To enable the second stage feature selection, one needs to set feature_reselection=True when creating experiment. Relevant parameters:

  • feature_reselection_estimator_size:int, (default=10), the number of models to be used for evaluating the importances of feature (top n best models in the first stage).

  • feature_reselection_strategy:str, selection strategy(default threshold), available selection strategies include threshold, number, quantile.

  • feature_reselection_threshold:float, (default 1e-5), threshold when the selection strategy is threshold, importance scores higher than this values will be choosed.

  • feature_reselection_quantile:float, (default 0.2), threshold when the selection strategy is quantile, importance scores higher than this values will be choosed.

  • feature_reselection_number:int or float, (default 0.8), the number of features to be selected when the strategy is number.

An example code:

from hypergbm import make_experiment

train_data=...
experiment = make_experiment(train_data,
                             feature_reselection=True,
                             ...)

Please refer to [scikit-learn](https://scikit-learn.org/stable/modules/permutation_importance.html) for more information about permutation_importance.

Pseudo label

Pseudo label is a kind of semi-supervised machine learning method. It will assign labels predicted by the model trained in the first stage to some examples in test data. Then examples with higher confidence values than a threshold will be added into the trainig set to train the model again.

To enable feature selection, one needs to set pseudo_labeling=True when creating experiment. Relevant parameters:

  • pseudo_labeling_strategy:str, selection strategy(default threshold), available strategies include threshold, number and quantile.

  • pseudo_labeling_proba_threshold:float(default 0.8), threshold when the selection strategy is threshold, confidence scores higher than this values will be choosed.

  • pseudo_labeling_proba_quantile:float(default 0.8), threshold when the selection strategy is quantile, importance scores higher than this values will be choosed.

  • pseudo_labeling_sample_number:float(0.0~1.0) or int (default 0.2), the number of top features to be selcected when the strategy is number.

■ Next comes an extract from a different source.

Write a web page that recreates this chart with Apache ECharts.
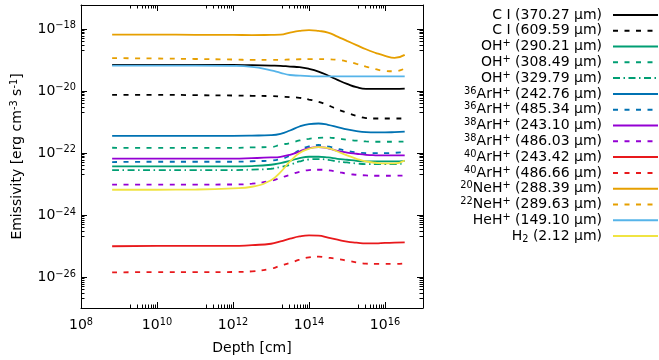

  • pseudo_labeling_resplit:bool(default=False), whether split training and validation set after adding pseudo label examples. If set as False, all examples with pseudo labels will be added into training set to train the model. Otherwise, experiment will perform training set and validation set splitting for the new dataset with pseudo labels.

An example code:

from hypergbm import make_experiment

train_data=...
test_data=...
experiment = make_experiment(train_data,
                             test_data=test_data,
                             pseudo_labeling=True,
                             ...)

Note: Pseudo label is only valid for classification task.